Case 3 - With NettyNioAsyncHttpClient configuration, File size - 1 GB and 5 GB

 public static void main(String[] args) {

        S3AsyncClient s3AsyncClient = S3AsyncClient.builder()
                .httpClient(NettyNioAsyncHttpClient.builder()
                        .maxConcurrency(500)
                        .maxPendingConnectionAcquires(10000)
                        .writeTimeout(Duration.ofHours(1))
                        .connectionMaxIdleTime(Duration.ofHours(1))
                        .connectionTimeout(Duration.ofHours(1))
                        .connectionAcquisitionTimeout(Duration.ofHours(1))
                        .connectionTimeToLive(Duration.ofHours(1))
                        .readTimeout(Duration.ofHours(1)).build())
                .region(Region.US_EAST_1)
                .build();

        S3TransferManager transferManager = S3TransferManager.builder()
                .s3Client(s3AsyncClient)
                .build();

        String result = uploadFile(transferManager, "redacted",
                "redacted", "/S3Dir/onegbfile.txt");

        System.out.println(result);
    }
    public static String uploadFile(S3TransferManager transferManager, String bucketName,
                                    String key, String filePath) {

        UploadFileRequest uploadFileRequest =
                UploadFileRequest.builder()
                        .putObjectRequest(b -> b.bucket(bucketName).key(key))
                        .addTransferListener(LoggingTransferListener.create())
                        .source(Paths.get(filePath))
                        .build();

        FileUpload fileUpload = transferManager.uploadFile(uploadFileRequest);
        CompletedFileUpload uploadResult = fileUpload.completionFuture().join();
        LOGGER.info(uploadResult.response().eTag());
        return uploadResult.response().eTag();
    }

Kindly share the custom TransferListener details if you see an issue specific to it. And it would also help, if you can share the logs with the timestamp.

Regards, Chaitanya

github-actions[bot] commented 12 months ago

It looks like this issue has not been active for more than five days. In the absence of more information, we will be closing this issue soon. If you find that this is still a problem, please add a comment to prevent automatic closure, or if the issue is already closed please feel free to reopen it.

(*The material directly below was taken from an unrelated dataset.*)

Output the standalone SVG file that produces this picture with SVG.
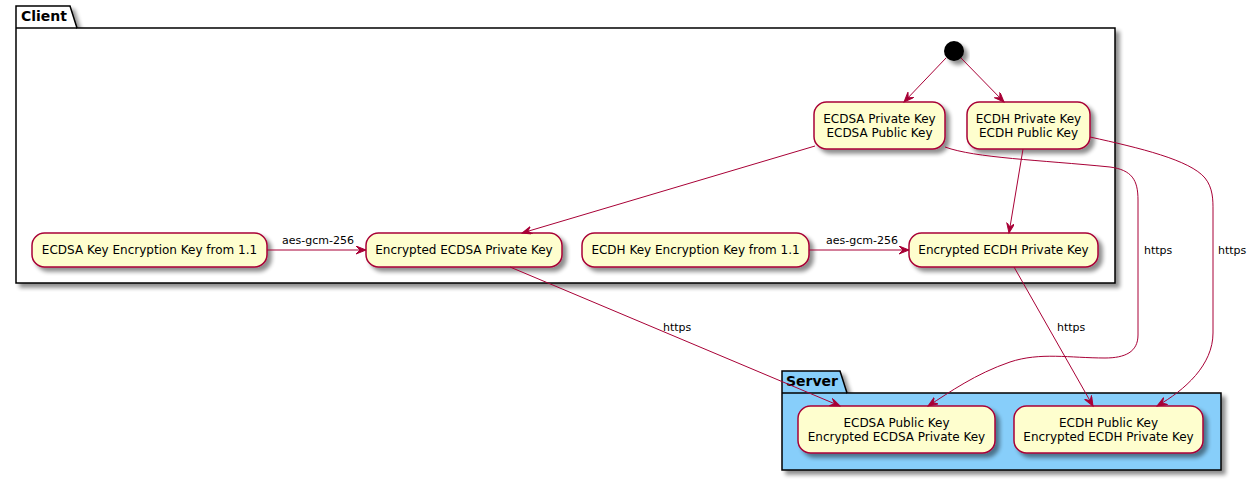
<svg xmlns="http://www.w3.org/2000/svg" width="1257" height="481" viewBox="0 0 1257 481">
<defs>
<filter id="sh" x="-20%" y="-20%" width="150%" height="160%">
<feGaussianBlur in="SourceAlpha" stdDeviation="2"/>
<feOffset dx="4" dy="4" result="b"/>
<feComponentTransfer><feFuncA type="linear" slope="0.45"/></feComponentTransfer>
<feMerge><feMergeNode/><feMergeNode in="SourceGraphic"/></feMerge>
</filter>
<marker id="ar" markerUnits="userSpaceOnUse" markerWidth="12" markerHeight="10" refX="10" refY="4" orient="auto">
<path d="M0,0 L10,4 L0,8 L4,4 Z" fill="#A80036" stroke="#A80036" stroke-width="1"/>
</marker>
</defs>
<style>
.pkg{stroke:#000;stroke-width:1.5}
.pt{font-family:"DejaVu Sans",sans-serif;font-size:14px;font-weight:bold;fill:#000}
.n rect{fill:#FEFECE;stroke:#A80036;stroke-width:1.5}
.n text{font-family:"DejaVu Sans",sans-serif;font-size:12px;fill:#000;text-anchor:middle}
.e{fill:none;stroke:#A80036;stroke-width:1;marker-end:url(#ar)}
.lb{font-family:"DejaVu Sans",sans-serif;font-size:11px;fill:#000}
</style>
<rect width="1257" height="481" fill="#fff"/>
<g id="client">
<g filter="url(#sh)">
<path class="pkg" fill="#fff" d="M16,6 L70,6 L77,28 L1115,28 L1115,283 L16,283 Z"/>
</g>
<line x1="16" y1="28" x2="77" y2="28" stroke="#000" stroke-width="1.5"/>
<text class="pt" x="21" y="21">Client</text>
</g>
<g id="server">
<g filter="url(#sh)">
<path class="pkg" fill="#87CEFA" d="M782,371 L840,371 L847,393 L1221,393 L1221,470 L782,470 Z"/>
</g>
<line x1="782" y1="393" x2="847" y2="393" stroke="#000" stroke-width="1.5"/>
<text class="pt" x="786" y="386">Server</text>
</g>
<g id="start">
<circle cx="954" cy="51" r="10" fill="#000" filter="url(#sh)"/>
</g>
<g id="ecdsa-pair" class="n">
<rect x="814" y="102" width="131" height="47" rx="12.5" filter="url(#sh)"/>
<text x="879.5" y="123">ECDSA Private Key</text>
<text x="879.5" y="137">ECDSA Public Key</text>
</g>
<g id="ecdh-pair" class="n">
<rect x="967" y="102" width="123" height="47" rx="12.5" filter="url(#sh)"/>
<text x="1028.5" y="123">ECDH Private Key</text>
<text x="1028.5" y="137">ECDH Public Key</text>
</g>
<g id="ecdsa-kek" class="n">
<rect x="32" y="233" width="235" height="34" rx="12.5" filter="url(#sh)"/>
<text x="149.5" y="254">ECDSA Key Encryption Key from 1.1</text>
</g>
<g id="enc-ecdsa" class="n">
<rect x="366" y="233" width="196" height="34" rx="12.5" filter="url(#sh)"/>
<text x="464" y="254">Encrypted ECDSA Private Key</text>
</g>
<g id="ecdh-kek" class="n">
<rect x="582" y="233" width="227" height="34" rx="12.5" filter="url(#sh)"/>
<text x="695.5" y="254">ECDH Key Encryption Key from 1.1</text>
</g>
<g id="enc-ecdh" class="n">
<rect x="909" y="233" width="189" height="34" rx="12.5" filter="url(#sh)"/>
<text x="1003.5" y="254">Encrypted ECDH Private Key</text>
</g>
<g id="srv-ecdsa" class="n">
<rect x="798" y="406" width="197" height="47" rx="12.5" filter="url(#sh)"/>
<text x="896.5" y="426.5">ECDSA Public Key</text>
<text x="896.5" y="440.5">Encrypted ECDSA Private Key</text>
</g>
<g id="srv-ecdh" class="n">
<rect x="1014" y="406" width="189" height="47" rx="12.5" filter="url(#sh)"/>
<text x="1108.5" y="426.5">ECDH Public Key</text>
<text x="1108.5" y="440.5">Encrypted ECDH Private Key</text>
</g>
<g id="connectors">
<path class="e" d="M946,58 L904,102"/>
<path class="e" d="M961,58 L1004,102"/>
<path class="e" d="M815,146 L522,233"/>
<path class="e" d="M1023,149 L1009,233"/>
<path class="e" d="M267,250 L366,250"/>
<path class="e" d="M809,250 L909,250"/>
<path class="e" d="M510,267 L840,406"/>
<path class="e" d="M1014,267 L1093,406"/>
<path class="e" d="M945,147 C975,158 1040,160 1110,167 C1132,170 1138,180 1138,200 L1138,335 C1138,352 1125,358 1105,358 C1070,358 1040,352 1010,362 C975,374 950,392 928,406"/>
<path class="e" d="M1090,137 C1140,148 1190,160 1205,178 C1213,188 1213,200 1213,210 L1213,333 C1213,365 1185,390 1157,406"/>
<text class="lb" x="282" y="244">aes-gcm-256</text>
<text class="lb" x="826" y="244">aes-gcm-256</text>
<text class="lb" x="663" y="331">https</text>
<text class="lb" x="1057" y="331">https</text>
<text class="lb" x="1144" y="254">https</text>
<text class="lb" x="1218" y="254">https</text>
</g>
</svg>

tombryden commented 12 months ago

Looking into this now - will update shortly.

tombryden commented 12 months ago

When running a fresh spring boot application using .builder, I have noticed on startup I get the following error message (didn't notice this before), potentially explaining the issue with .builder.

The provided DefaultS3AsyncClient is not an instance of S3CrtAsyncClient, and thus multipart upload/download feature is not enabled and resumable file upload is not supported. To benefit from maximum throughput, consider using S3AsyncClient.crtBuilder().build() instead.

When running the scenarios you listed above on my instance using Spring Boot the behaviour I was experiencing before still occurs, sometimes erroring. Happy to upload the example project to git if that helps.

If this is the case that we must use .crtBuilder, how can I customise timeouts and other options - I am noticing lots of timeouts when uploading large files at the same time from a slow connection. software.amazon.awssdk.services.s3.model.S3Exception: Your socket connection to the server was not read from or written to within the timeout period. Idle connections will be closed.

It is worth noting that even when using .crtBuilder, if you use an upload request with a byte array the percentage jumps to 100.

    private String uploadMultipartFileBytes(String bucketName, String key, MultipartFile mpFile) throws IOException {

        UploadRequest uploadRequest = UploadRequest.builder()
        .putObjectRequest(b -> b.bucket(bucketName).key(key))
        .addTransferListener(LoggingTransferListener.create())
        .requestBody(AsyncRequestBody.fromBytes(mpFile.getBytes()))
        .build();

        s3TransferManager.upload(uploadRequest);
        return "uploading";
    }

Many thanks.